Cases of an umpire voluntarily appointed.
There were even a few cases where the opposing parties voluntarily elected a single man, such as Pittacus or Solon, as umpire, and where their trust was nobly requited. But even in less exceptional cases, such as that of Peisistratus of Athens, I make bold to say that the constitution of Cleisthenes would not have succeeded, had not the people received the training in peace and obedience given them by the Peisistratid family. The despots may have murdered or exiled the leading men; they at all events welded the people into some unity, some homogeneity, if it were merely in the common burdens they inflicted, and the common antipathies they excited. And this is the most adverse view that can be urged. The picture we have of Peisistratus, especially in the Polity of the Athenians of recent fame, is that of a just and kindly man, wielding
his power of coercion for the general happiness of his subjects.

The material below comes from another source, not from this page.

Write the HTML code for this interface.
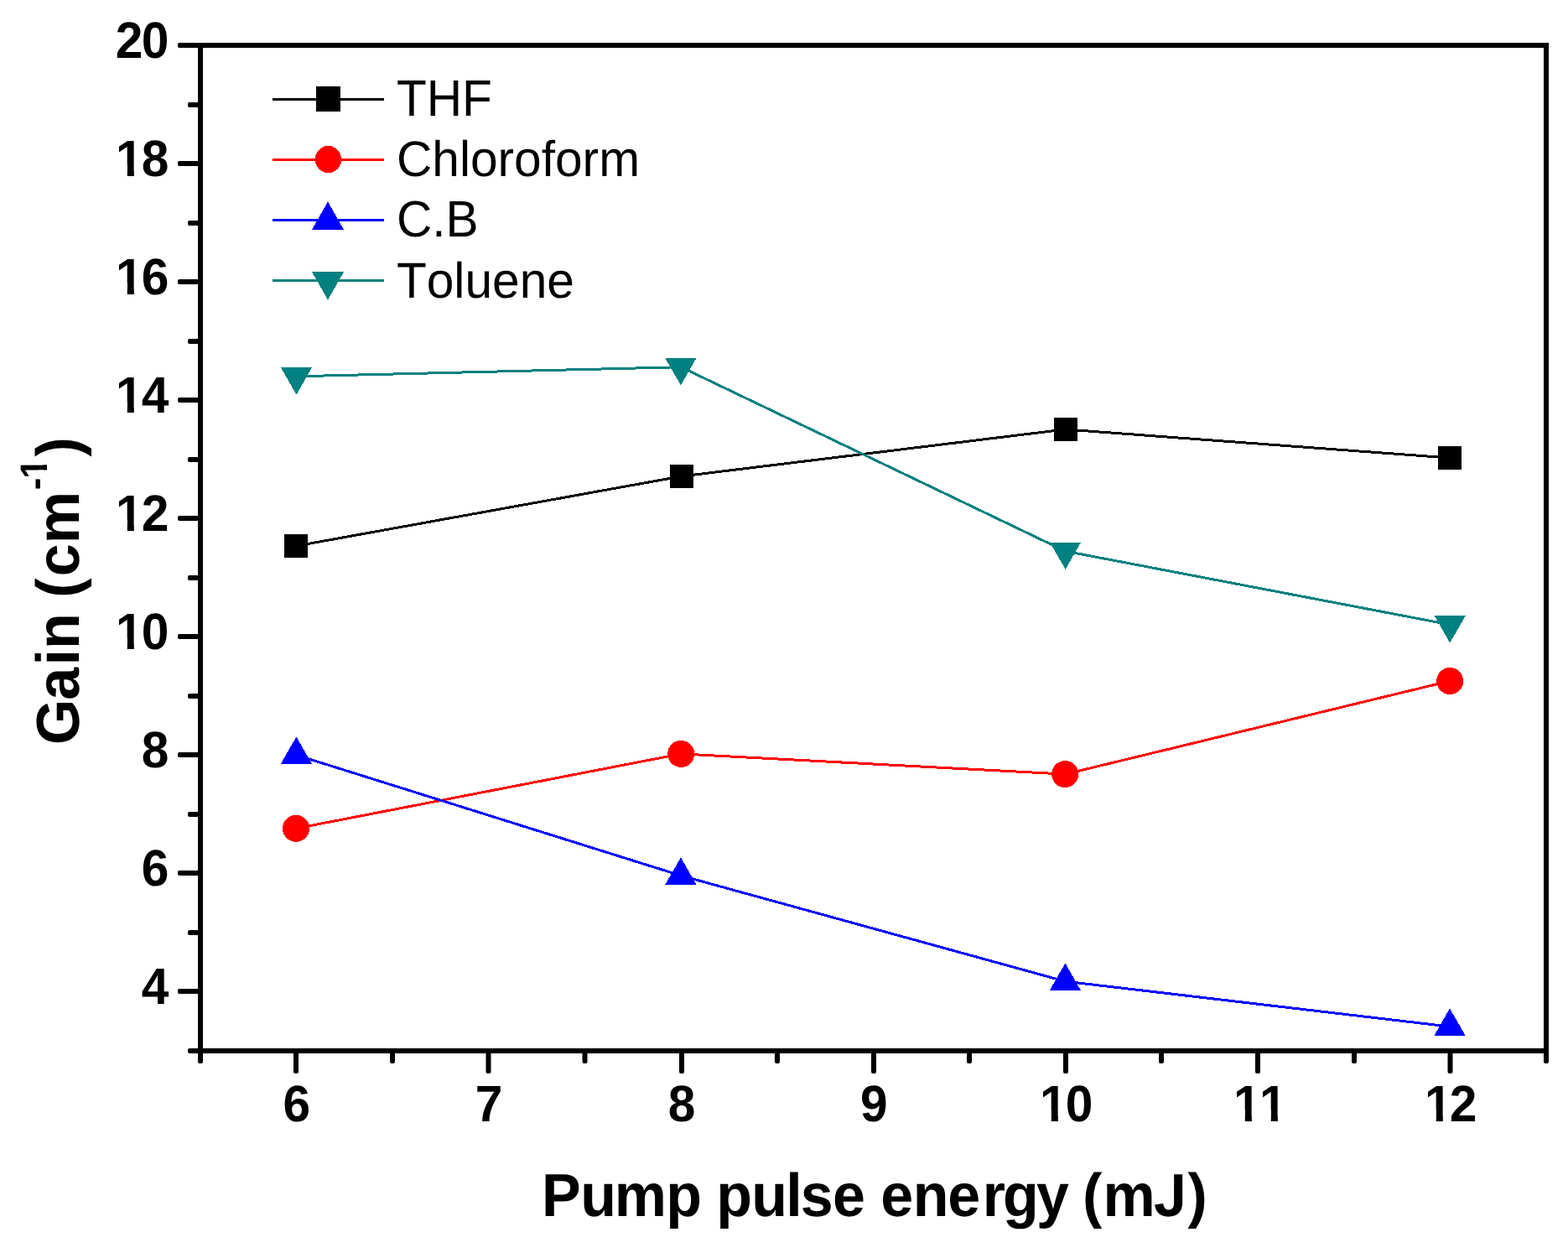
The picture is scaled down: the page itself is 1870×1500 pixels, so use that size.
<!DOCTYPE html>
<html lang="en"><head><meta charset="utf-8"><title>Gain vs pump pulse energy</title>
<style>
html,body{margin:0;padding:0;background:#fff;}
body{width:1870px;height:1500px;overflow:hidden;}
svg{display:block;}
text{font-family:"Liberation Sans",Arial,Helvetica,sans-serif;fill:#000;font-kerning:none;font-variant-ligatures:none;text-rendering:geometricPrecision;}
.tk{font-weight:bold;font-size:58.67px;}
.lg{font-weight:normal;font-size:58.67px;}
.xt{font-weight:bold;font-size:70px;}
.yt{font-weight:bold;font-size:70px;}
.ax{stroke:#000;stroke-width:6;fill:none;}
.ln{stroke-width:3;fill:none;stroke-linejoin:round;}
</style></head><body>
<svg width="1870" height="1500" viewBox="0 0 1870 1500">
<rect x="0" y="0" width="1870" height="1500" fill="#ffffff"/>
<defs>
<clipPath id="c10_0_306"><polygon points="-1.00,-46.94 21.74,-46.94 21.74,2.93 13.69,2.93 13.69,-12.91 -1.00,-12.91"/><rect x="32.57" y="-49.87" width="35.20" height="58.67"/></clipPath>
<clipPath id="c10_0_307"><polygon points="-1.00,-46.94 21.74,-46.94 21.74,2.93 13.69,2.93 13.69,-12.91 -1.00,-12.91"/><rect x="32.67" y="-49.87" width="35.20" height="58.67"/></clipPath>
<clipPath id="c11_0_310"><polygon points="-1.00,-46.94 21.74,-46.94 21.74,2.93 13.69,2.93 13.69,-12.91 -1.00,-12.91"/><polygon points="30.00,-46.94 52.74,-46.94 52.74,2.93 44.69,2.93 44.69,-12.91 30.00,-12.91"/></clipPath>
<clipPath id="c12_0_297"><polygon points="-1.00,-46.94 21.74,-46.94 21.74,2.93 13.69,2.93 13.69,-12.91 -1.00,-12.91"/><rect x="31.38" y="-49.87" width="35.20" height="58.67"/></clipPath>
<clipPath id="c12_0_306"><polygon points="-1.00,-46.94 21.74,-46.94 21.74,2.93 13.69,2.93 13.69,-12.91 -1.00,-12.91"/><rect x="32.28" y="-49.87" width="35.20" height="58.67"/></clipPath>
<clipPath id="c14_0_306"><polygon points="-1.00,-46.94 21.74,-46.94 21.74,2.93 13.69,2.93 13.69,-12.91 -1.00,-12.91"/><rect x="31.14" y="-49.87" width="35.20" height="58.67"/></clipPath>
<clipPath id="c16_0_306"><polygon points="-1.00,-46.94 21.74,-46.94 21.74,2.93 13.69,2.93 13.69,-12.91 -1.00,-12.91"/><rect x="32.40" y="-49.87" width="35.20" height="58.67"/></clipPath>
<clipPath id="c18_0_306"><polygon points="-1.00,-46.94 21.74,-46.94 21.74,2.93 13.69,2.93 13.69,-12.91 -1.00,-12.91"/><rect x="32.11" y="-49.87" width="35.20" height="58.67"/></clipPath>
<clipPath id="csup"><rect x="-5" y="-80" width="321.84" height="110"/><polygon points="316.74,-80.00 333.65,-80.00 333.65,0.00 327.61,0.00 327.61,-46.49 316.74,-46.49"/><rect x="340.89" y="-80" width="60" height="110"/></clipPath>
<clipPath id="cxt"><rect x="-10" y="-80" width="740.89" height="110"/><rect x="730.39" y="-37.60" width="25.10" height="67.60"/><rect x="754.18" y="-80" width="200" height="110"/></clipPath>
</defs>
<g id="frame" shape-rendering="crispEdges">
<rect class="ax" x="239" y="54" width="1605" height="1199"/>
</g>
<g id="yticks" fill="#000000">
<rect x="224" y="1250" width="15" height="6" rx="2" ry="2"/>
<rect x="212" y="1179" width="27" height="6" rx="2" ry="2"/>
<rect x="224" y="1109" width="15" height="6" rx="2" ry="2"/>
<rect x="212" y="1038" width="27" height="6" rx="2" ry="2"/>
<rect x="224" y="968" width="15" height="6" rx="2" ry="2"/>
<rect x="212" y="897" width="27" height="6" rx="2" ry="2"/>
<rect x="224" y="827" width="15" height="6" rx="2" ry="2"/>
<rect x="212" y="756" width="27" height="6" rx="2" ry="2"/>
<rect x="224" y="686" width="15" height="6" rx="2" ry="2"/>
<rect x="212" y="615" width="27" height="6" rx="2" ry="2"/>
<rect x="224" y="545" width="15" height="6" rx="2" ry="2"/>
<rect x="212" y="474" width="27" height="6" rx="2" ry="2"/>
<rect x="224" y="404" width="15" height="6" rx="2" ry="2"/>
<rect x="212" y="333" width="27" height="6" rx="2" ry="2"/>
<rect x="224" y="263" width="15" height="6" rx="2" ry="2"/>
<rect x="212" y="192" width="27" height="6" rx="2" ry="2"/>
<rect x="224" y="122" width="15" height="6" rx="2" ry="2"/>
<rect x="212" y="51" width="27" height="6" rx="2" ry="2"/>
</g>
<g id="xticks" fill="#000000">
<rect x="236" y="1253" width="6" height="15" rx="2" ry="2"/>
<rect x="350" y="1253" width="6" height="27" rx="2" ry="2"/>
<rect x="465" y="1253" width="6" height="15" rx="2" ry="2"/>
<rect x="579.5" y="1253" width="6" height="27" rx="2" ry="2"/>
<rect x="694.5" y="1253" width="6" height="15" rx="2" ry="2"/>
<rect x="810" y="1253" width="6" height="27" rx="2" ry="2"/>
<rect x="924" y="1253" width="6" height="15" rx="2" ry="2"/>
<rect x="1039" y="1253" width="6" height="27" rx="2" ry="2"/>
<rect x="1153" y="1253" width="6" height="15" rx="2" ry="2"/>
<rect x="1268" y="1253" width="6" height="27" rx="2" ry="2"/>
<rect x="1382" y="1253" width="6" height="15" rx="2" ry="2"/>
<rect x="1497" y="1253" width="6" height="27" rx="2" ry="2"/>
<rect x="1612" y="1253" width="6" height="15" rx="2" ry="2"/>
<rect x="1726.5" y="1253" width="6" height="27" rx="2" ry="2"/>
<rect x="1841" y="1253" width="6" height="15" rx="2" ry="2"/>
</g>
<g id="ylabels">
<text class="tk" transform="translate(137.80 69.00) scale(1 1.042)" x="0.00 30.90" y="0">20</text>
<text class="tk" transform="translate(138.10 210.00) scale(1 1.042)" x="0.00 30.60" y="0" clip-path="url(#c18_0_306)">18</text>
<text class="tk" transform="translate(138.10 351.00) scale(1 1.042)" x="0.00 30.60" y="0" clip-path="url(#c16_0_306)">16</text>
<text class="tk" transform="translate(138.10 492.00) scale(1 1.042)" x="0.00 30.60" y="0" clip-path="url(#c14_0_306)">14</text>
<text class="tk" transform="translate(138.10 633.00) scale(1 1.042)" x="0.00 30.60" y="0" clip-path="url(#c12_0_306)">12</text>
<text class="tk" transform="translate(138.10 774.00) scale(1 1.042)" x="0.00 30.60" y="0" clip-path="url(#c10_0_306)">10</text>
<text class="tk" transform="translate(168.70 915.00) scale(1 1.042)" x="0.00" y="0">8</text>
<text class="tk" transform="translate(168.70 1056.00) scale(1 1.042)" x="0.00" y="0">6</text>
<text class="tk" transform="translate(168.70 1197.00) scale(1 1.042)" x="0.00" y="0">4</text>
</g>
<g id="xlabels">
<text class="tk" transform="translate(337.50 1337.00) scale(1 1.042)" x="0.00" y="0">6</text>
<text class="tk" transform="translate(566.70 1337.00) scale(1 1.042)" x="0.00" y="0">7</text>
<text class="tk" transform="translate(796.70 1337.00) scale(1 1.042)" x="0.00" y="0">8</text>
<text class="tk" transform="translate(1025.90 1337.00) scale(1 1.042)" x="0.00" y="0">9</text>
<text class="tk" transform="translate(1240.10 1337.00) scale(1 1.042)" x="0.00 30.70" y="0" clip-path="url(#c10_0_307)">10</text>
<text class="tk" transform="translate(1471.10 1337.00) scale(1 1.042)" x="0.00 31.00" y="0" clip-path="url(#c11_0_310)">11</text>
<text class="tk" transform="translate(1699.10 1337.00) scale(1 1.042)" x="0.00 29.70" y="0" clip-path="url(#c12_0_297)">12</text>
</g>
<g id="plot" shape-rendering="crispEdges">
<g id="series-thf" fill="#000000" stroke="none">
<polyline class="ln" stroke="#000000" points="353.2,651.0 812.2,568.0 1270.5,512.0 1729.0,546.0"/>
<rect x="339.00" y="637.00" width="28" height="28"/>
<rect x="798.70" y="554.00" width="28" height="28"/>
<rect x="1256.70" y="498.00" width="28" height="28"/>
<rect x="1714.90" y="532.00" width="28" height="28"/>
</g>
<g id="series-chloroform" fill="#ff0000" stroke="none">
<polyline class="ln" stroke="#ff0000" points="353.2,987.8 812.2,898.9 1270.5,923.1 1729.0,812.0"/>
<circle cx="353.00" cy="987.80" r="16"/>
<circle cx="812.20" cy="898.90" r="16"/>
<circle cx="1270.20" cy="923.10" r="16"/>
<circle cx="1729.20" cy="812.00" r="16"/>
</g>
<g id="series-cb" fill="#0000ff" stroke="none">
<polyline class="ln" stroke="#0000ff" points="353.2,900.2 812.2,1044.1 1270.5,1170.2 1729.0,1224.1"/>
<polygon points="353.40,878.52 372.00,910.87 334.80,910.87"/>
<polygon points="811.90,1022.42 830.50,1054.77 793.30,1054.77"/>
<polygon points="1270.40,1148.52 1289.00,1180.87 1251.80,1180.87"/>
<polygon points="1729.00,1202.42 1747.60,1234.77 1710.40,1234.77"/>
</g>
<g id="series-toluene" fill="#008080" stroke="none">
<polyline class="ln" stroke="#008080" points="353.2,448.8 812.2,437.7 1270.5,657.2 1729.0,744.8"/>
<polygon points="334.90,438.13 372.10,438.13 353.50,470.48"/>
<polygon points="793.30,427.03 830.50,427.03 811.90,459.38"/>
<polygon points="1252.00,646.53 1289.20,646.53 1270.60,678.88"/>
<polygon points="1710.60,734.13 1747.80,734.13 1729.20,766.48"/>
</g>
</g>
<g id="legend">
<g shape-rendering="crispEdges">
<line class="ln" stroke="#000000" x1="325" x2="458" y1="118.5" y2="118.5"/>
<rect fill="#000000" x="377.00" y="103.00" width="29" height="30"/>
<line class="ln" stroke="#ff0000" x1="325" x2="458" y1="190.4" y2="190.4"/>
<ellipse fill="#ff0000" cx="391.50" cy="190.05" rx="15.7" ry="16.1"/>
<line class="ln" stroke="#0000ff" x1="325" x2="458" y1="262.5" y2="262.5"/>
<g fill="#0000ff"><polygon points="391.00,240.55 410.20,274.00 371.80,274.00"/></g>
<line class="ln" stroke="#008080" x1="325" x2="458" y1="334.4" y2="334.4"/>
<g fill="#008080"><polygon points="371.80,324.00 410.20,324.00 391.00,357.45"/></g>
</g>
<text class="lg" transform="translate(472.90 138.00) scale(1 1.04)" x="0" y="0">THF</text>
<text class="lg" transform="translate(472.90 209.90) scale(1 1.02)" x="0" y="0">Chloroform</text>
<text class="lg" transform="translate(472.90 282.00) scale(1 1.04)" x="0" y="0">C.B</text>
<text class="lg" transform="translate(472.90 354.80) scale(1 1.02)" x="0" y="0">Toluene</text>
</g>
<g id="titles">
<text class="xt" transform="translate(645.96 1449.90) scale(1 1.035)" x="0.00 46.20 86.83 148.39 189.99 208.33 250.40 291.35 308.83 347.15 386.50 404.35 442.92 484.35 525.69 550.07 590.09 628.78 645.13 669.63 730.09 770.64" y="0" clip-path="url(#cxt)">Pump pulse energy (mJ)</text>
<text class="yt" transform="translate(94.10 887.99) rotate(-90) scale(1 1.035)" x="0.00 53.28 94.40 114.12 156.68 175.27 200.68 239.73 303.69 317.34 343.59" y="0" dy="0.00 0.00 0.00 0.00 0.00 0.00 0.00 0.00 -35.91 -0.90 36.81" clip-path="url(#csup)">Gain (cm<tspan font-size="44px">-1</tspan>)</text>
</g>
</svg>
</body></html>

Services of the tyrants to art.
Examples.
This then was the political value of the early tyrants, and a feature in them which is generally overlooked. Their services to the artistic progress of Greece in art and literature are more manifest, and therefore less ignored. The day of great architectural works, such as the castles and tombs of Argolis, the draining of Lake Copais, had passed away with the absolute rulers of pre-historic times. Even Agamemnon and his fellows, who probably represent a later stage in Greek society, would not have dared to set their subjects to such task-work. So long as there were many masters in each city and State, all such achievements were impossible. With the tyrants began again the building of large temples, the organizing of fleets, the sending out of colonies, the patronage of clever handicrafts, the promoting of all the arts. It was the care of Peisistratus for the study of Homer, and no doubt for other old literature, which prepared the Athenian people to understand Æschylus. Nay, this tyrant is said to have specially favoured the nascent drama, and so to have led the way to the splendid results that come upon us, with apparent suddenness, in liberated Athens. The Orthagorids, the Cypselids, and single tyrants such as Polycrates of Samos and Pheidon of Argos, did similar services for Greek art: they organized fleets and promoted commerce; they had personal intercourse of a more definite and intimate kind with one another than
States as such can possibly have; they increased the knowledge and wealth of the lower classes, as well as their relative position in the State; and so out of apparent evil came real good[86:1].